Abe Weisblack, who owns Sweats Appeal, in Plainview,

Abe Weisblack, who owns Sweats Appeal, in Plainview, which sells clothing for women and girls, stands inside his store among the merchandise, Thursday, February 20, 2014. Weisblack estimates sales are down 35 to 40 percent, compared with last year, due to the snow storms. Credit: Steve Pfost

The harsh winter has taken a toll on Long Island's small businesses, forcing some to throw out their old playbooks in order to cope.

At Gino's of Nesconset, the quintessential pizzeria tradition of big food displays became a victim of bad weather. To cut down on waste because of fewer customers, co-owner Joseph Licata said he was displaying less food and making more only on request. So he was showcasing two chicken rolls instead of the customary six. And he was making fewer pies to set out ahead of time.

"You just have to figure out a way to hedge yourself," he said.

Local businesses have faced an onslaught of harsh weather this winter. Since Jan. 1, four major winter storms have hit the Island, each dropping more than six inches of snow, said Lauren Nash, a meteorologist at the National Weather Service in Upton.

One winter storm can be challenging for a business, especially on a weekend, a retail expert said.
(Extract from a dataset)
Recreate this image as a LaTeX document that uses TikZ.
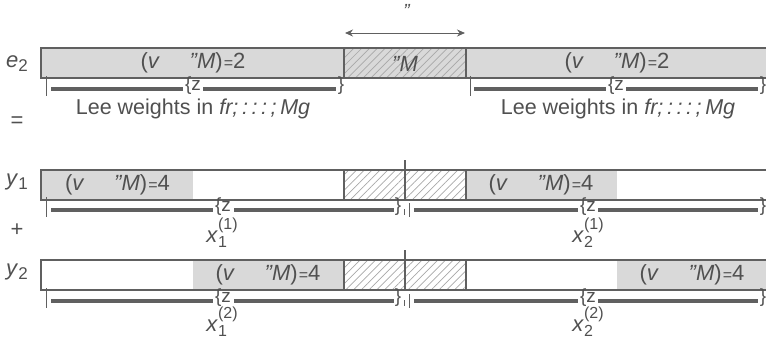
\documentclass[tikz,border=0pt]{standalone}
\usepackage{fontspec}
\setmainfont{Liberation Sans}
\usetikzlibrary{patterns.meta,arrows.meta}
\definecolor{lin}{HTML}{606060}
\definecolor{txt}{HTML}{505050}
\definecolor{fil}{HTML}{D9D9D9}
\definecolor{hat}{HTML}{A8A8A8}
\newcommand{\barlbl}[1]{(\textit{v}\hspace{1.45em}\textit{\kern-0.1em''M})\kern0.05em{\fontsize{16}{16}\selectfont=}#1}
\newcommand{\xlbl}[2]{\textit{x}\rlap{\raisebox{-0.5ex}{\fontsize{16}{16}\selectfont #1}}\raisebox{1.05ex}{\fontsize{16}{16}\selectfont(#2)}}
\begin{document}
\begin{tikzpicture}[x=1pt,y=-1pt,
  lbl/.style={text=txt,font=\fontsize{22}{24}\selectfont,inner sep=0pt,anchor=base},
  lee/.style={text=txt,font=\fontsize{21.5}{24}\selectfont,inner sep=0pt,anchor=base},
  sml/.style={text=txt,font=\fontsize{19}{20}\selectfont,inner sep=0pt},
  graybox/.style={fill=fil,draw=none},
  hatchbox/.style={pattern={Lines[angle=45,distance=5.5pt,line width=0.7pt]},pattern color=hat,draw=lin,line width=1.4pt},
  frame/.style={draw=lin,line width=2.8pt},
  braceline/.style={draw=lin,line width=3.2pt},
  tick/.style={draw=lin,line width=1pt},
  divider/.style={draw=lin,line width=1.8pt}]
\useasboundingbox (0,0) rectangle (766,340);

% ---------- row e2 ----------
\path[graybox] (41,48) rectangle (766,78);
\path[hatchbox] (344,48) rectangle (466,78);
\draw[frame] (766,48) -- (41,48) -- (41,78) -- (766,78);
\node[lbl] (e2) at (17,67) {\textit{e}\raisebox{-0.4ex}{\fontsize{17}{17}\selectfont 2}};
\node[lbl] (e2a) at (193,68.5) {\barlbl{2}};
\node[lbl] (e2m) at (405,71) {\textit{''M}};
\node[lbl] (e2b) at (617,68.5) {\barlbl{2}};
% arrow
\coordinate (arL) at (345,33);
\coordinate (arR) at (465,33);
\draw[lin,line width=1pt,{Stealth[length=8pt,width=7pt]}-{Stealth[length=8pt,width=7pt]}] (arL) -- (arR);
\node[sml] (eps) at (407,11) {\textit{''}};
% braces
\draw[tick] (46,76) -- (46,96);
\draw[braceline] (51,89) -- (183,89);
\node[sml] (bz1) at (193,86) {\{z};
\draw[braceline] (203,89) -- (336,89);
\node[sml] (bc1) at (341,86) {\}};
\draw[tick] (470,76) -- (470,96);
\draw[braceline] (474,89) -- (606,89);
\node[sml] (bz2) at (616,86) {\{z};
\draw[braceline] (626,89) -- (758,89);
\node[sml] (bc2) at (763,86) {\}};
\node[lee] (lee1) at (193,114) {Lee weights in \textit{fr;\,:\,:\,:\,;\,Mg}};
\node[lee] (lee2) at (618,114) {Lee weights in \textit{fr;\,:\,:\,:\,;\,Mg}};
\node[lbl,anchor=center] (eq) at (17,122) {=};

% ---------- row y1 ----------
\path[graybox] (41,170) rectangle (193,200);
\path[graybox] (466,170) rectangle (617,200);
\path[hatchbox] (344,170) rectangle (466,200);
\draw[frame] (766,170) -- (41,170) -- (41,200) -- (766,200);
\draw[divider] (405,160) -- (405,200);
\node[lbl] (y1) at (17,185) {\textit{y}\raisebox{-0.4ex}{\fontsize{17}{17}\selectfont 1}};
\node[lbl] (y1a) at (117.5,190) {\barlbl{4}};
\node[lbl] (y1b) at (541,190) {\barlbl{4}};
\draw[tick] (46,197) -- (46,217);
\draw[braceline] (51,210) -- (213,210);
\node[sml] (bz3) at (223,207) {\{z};
\draw[braceline] (234,210) -- (394,210);
\node[sml] (bc3) at (398,207) {\}};
\draw[tick] (404,209) -- (404,215);
\draw[tick] (409,203) -- (409,217);
\draw[braceline] (414,210) -- (578,210);
\node[sml] (bz4) at (588,207) {\{z};
\draw[braceline] (598,210) -- (758,210);
\node[sml] (bc4) at (763,207) {\}};
\node[lbl] (x11) at (222,242) {\xlbl{1}{1}};
\node[lbl] (x21) at (588,242) {\xlbl{2}{1}};
\node[lbl,anchor=center] (plus) at (17,230) {+};

% ---------- row y2 ----------
\path[graybox] (193,260) rectangle (344,290);
\path[graybox] (617,260) rectangle (766,290);
\path[hatchbox] (344,260) rectangle (466,290);
\draw[frame] (766,260) -- (41,260) -- (41,290) -- (766,290);
\draw[divider] (405,250) -- (405,290);
\node[lbl] (y2) at (17,275) {\textit{y}\raisebox{-0.4ex}{\fontsize{17}{17}\selectfont 2}};
\node[lbl] (y2a) at (268,280.5) {\barlbl{4}};
\node[lbl] (y2b) at (692,280.5) {\barlbl{4}};
\draw[tick] (46,288) -- (46,308);
\draw[braceline] (51,301) -- (213,301);
\node[sml] (bz5) at (223,298) {\{z};
\draw[braceline] (234,301) -- (394,301);
\node[sml] (bc5) at (398,298) {\}};
\draw[tick] (404,300) -- (404,306);
\draw[tick] (409,294) -- (409,308);
\draw[braceline] (414,301) -- (578,301);
\node[sml] (bz6) at (588,298) {\{z};
\draw[braceline] (598,301) -- (758,301);
\node[sml] (bc6) at (763,298) {\}};
\node[lbl] (x12) at (222,331) {\xlbl{1}{2}};
\node[lbl] (x22) at (588,331) {\xlbl{2}{2}};
\end{tikzpicture}
\end{document}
Four could put its very survival at stake, because it becomes more difficult to recoup lost sales.

"Traditionally one weekend doesn't kill a business," said Marshal Cohen, chief industry analyst at The NPD Group, a Port Washington-based market research company. "But when you have it weekend after weekend, you can't recover."

Foul weather hurts sales, he said, because consumers tend to forgo the discretionary spending that is so vital to businesses.
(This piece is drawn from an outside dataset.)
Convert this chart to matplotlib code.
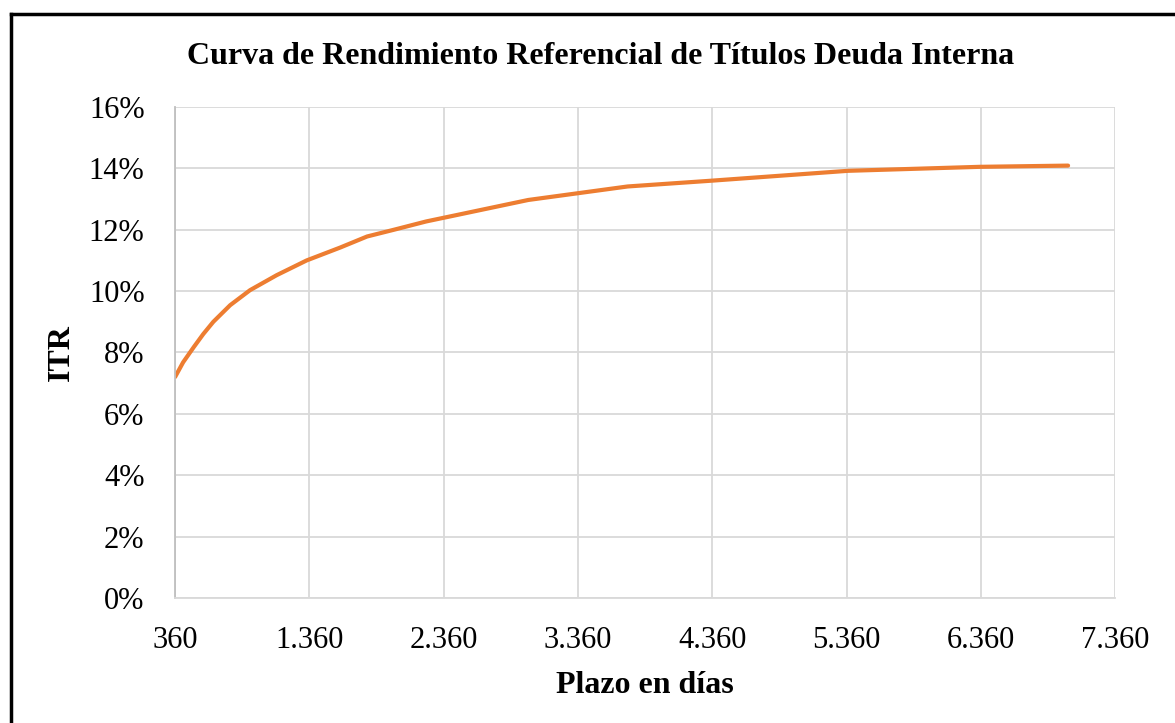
import matplotlib.pyplot as plt
from matplotlib.lines import Line2D
from matplotlib.ticker import FuncFormatter

# plazo (dias) y rendimiento (%)
plazo = [360, 420, 500, 570, 645, 770, 918, 1117, 1340, 1590, 1790, 1990, 2230,
         2480, 2990, 3730, 4360, 5370, 6350, 7010]
itr = [7.2, 7.68, 8.18, 8.6, 9.0, 9.54, 10.03, 10.52, 11.0, 11.42, 11.78, 12.0, 12.27,
       12.5, 12.97, 13.41, 13.6, 13.92, 14.05, 14.09]

x_ticks = [360, 1360, 2360, 3360, 4360, 5360, 6360, 7360]
y_ticks = [0, 2, 4, 6, 8, 10, 12, 14, 16]

plt.rcParams['font.family'] = ['Liberation Serif', 'DejaVu Serif']

fig = plt.figure(figsize=(11.75, 7.23), dpi=100)
ax = fig.add_axes([0.149, 0.173, 0.8, 0.679])

ax.plot(plazo, itr, color="#ED7D31", lw=3, solid_capstyle="round")

ax.set_xlim(360, 7360)
ax.set_ylim(0, 16)
ax.set_xticks(x_ticks)
ax.set_yticks(y_ticks)
ax.xaxis.set_major_formatter(FuncFormatter(lambda v, p: f"{int(v):,}".replace(",", ".")))
ax.yaxis.set_major_formatter(FuncFormatter(lambda v, p: f"{int(v)}%"))
ax.tick_params(length=0, labelsize=22)
ax.tick_params(axis="y", pad=22)
ax.tick_params(axis="x", pad=20)

ax.grid(True, color="#d9d9d9", lw=1.3)
ax.set_axisbelow(True)
for s in ax.spines.values():
    s.set_visible(False)
ax.spines["left"].set_visible(True)
ax.spines["left"].set_color("#bfbfbf")
ax.spines["left"].set_linewidth(1.3)
ax.spines["bottom"].set_visible(True)
ax.spines["bottom"].set_color("#d9d9d9")
ax.spines["bottom"].set_linewidth(1.3)

ax.set_xlabel("Plazo en días", fontsize=23, fontweight="bold", labelpad=12)
ax.set_ylabel("ITR", fontsize=23, fontweight="bold", labelpad=9)
fig.text(601 / 1175, 1 - 56 / 723, "Curva de Rendimiento Referencial de Títulos Deuda Interna",
         ha="center", va="center", fontsize=23, fontweight="bold")

# marco
fig.add_artist(Line2D([11 / 1175, 11 / 1175], [0, 1 - 14 / 723], color="black", lw=2.5))
fig.add_artist(Line2D([11 / 1175, 1], [1 - 14 / 723, 1 - 14 / 723], color="black", lw=2.5))

fig.savefig("out.png", dpi=100)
"It forces people to buy planned and absolute necessities," Cohen said. "You just don't have enough people coming in to be able to move much of your merchandise."

That was the case at casual clothier Sweats Appeal in Plainview.

"Sometimes you sit here with three or four or five people working," said owner Abe Weisblack, whose 30-year-old store caters to women and girls, "and it turns out we don't need them, because with the weather conditions changing it's just not as busy as we thought it would be."

He estimates that sales are down 35 percent to 40 percent so far this year, compared with last, because fewer customers have ventured out and he had to close the store at least four times for inclement weather.

"Not only did we have some monumental snow, but in between this snow has been freezing cold," he said.

The stormy weather, he said, added insult to injury because a late Thanksgiving and early Hanukkah ate into his December sales.

"That actually took a lot of the shine away from my December business," he said. "And then January with the cold weather -- it just hurt us."

Licata of Gino's was forced to rethink his hours temporarily because of weather and diminished customer traffic. He closed at 7 p.m. a few days instead of the usual 10 p.m., losing prime-time hours that he said cost him 25 percent of each day's sales. Overall, he estimates that sales so far this year have declined 10 percent to 12 percent, compared with a year ago.

But not everyone is crying foul over the harsh weather.

Todd Kirschner, co-owner of Trio Hardware in Plainview, said January sales were strong because of soaring demand for such products as shovels, ice melt, roof rakes and windshield wiper fluid.

"Sales are extremely strong in winter goods," Kirschner said.

Business sales this year are very much a winter's tale, Cohen said, and as a result he has cut stores some slack for diminished revenue.

"I rarely allow retailers to use weather as an excuse," he said. "But this year they really have a legitimate concern."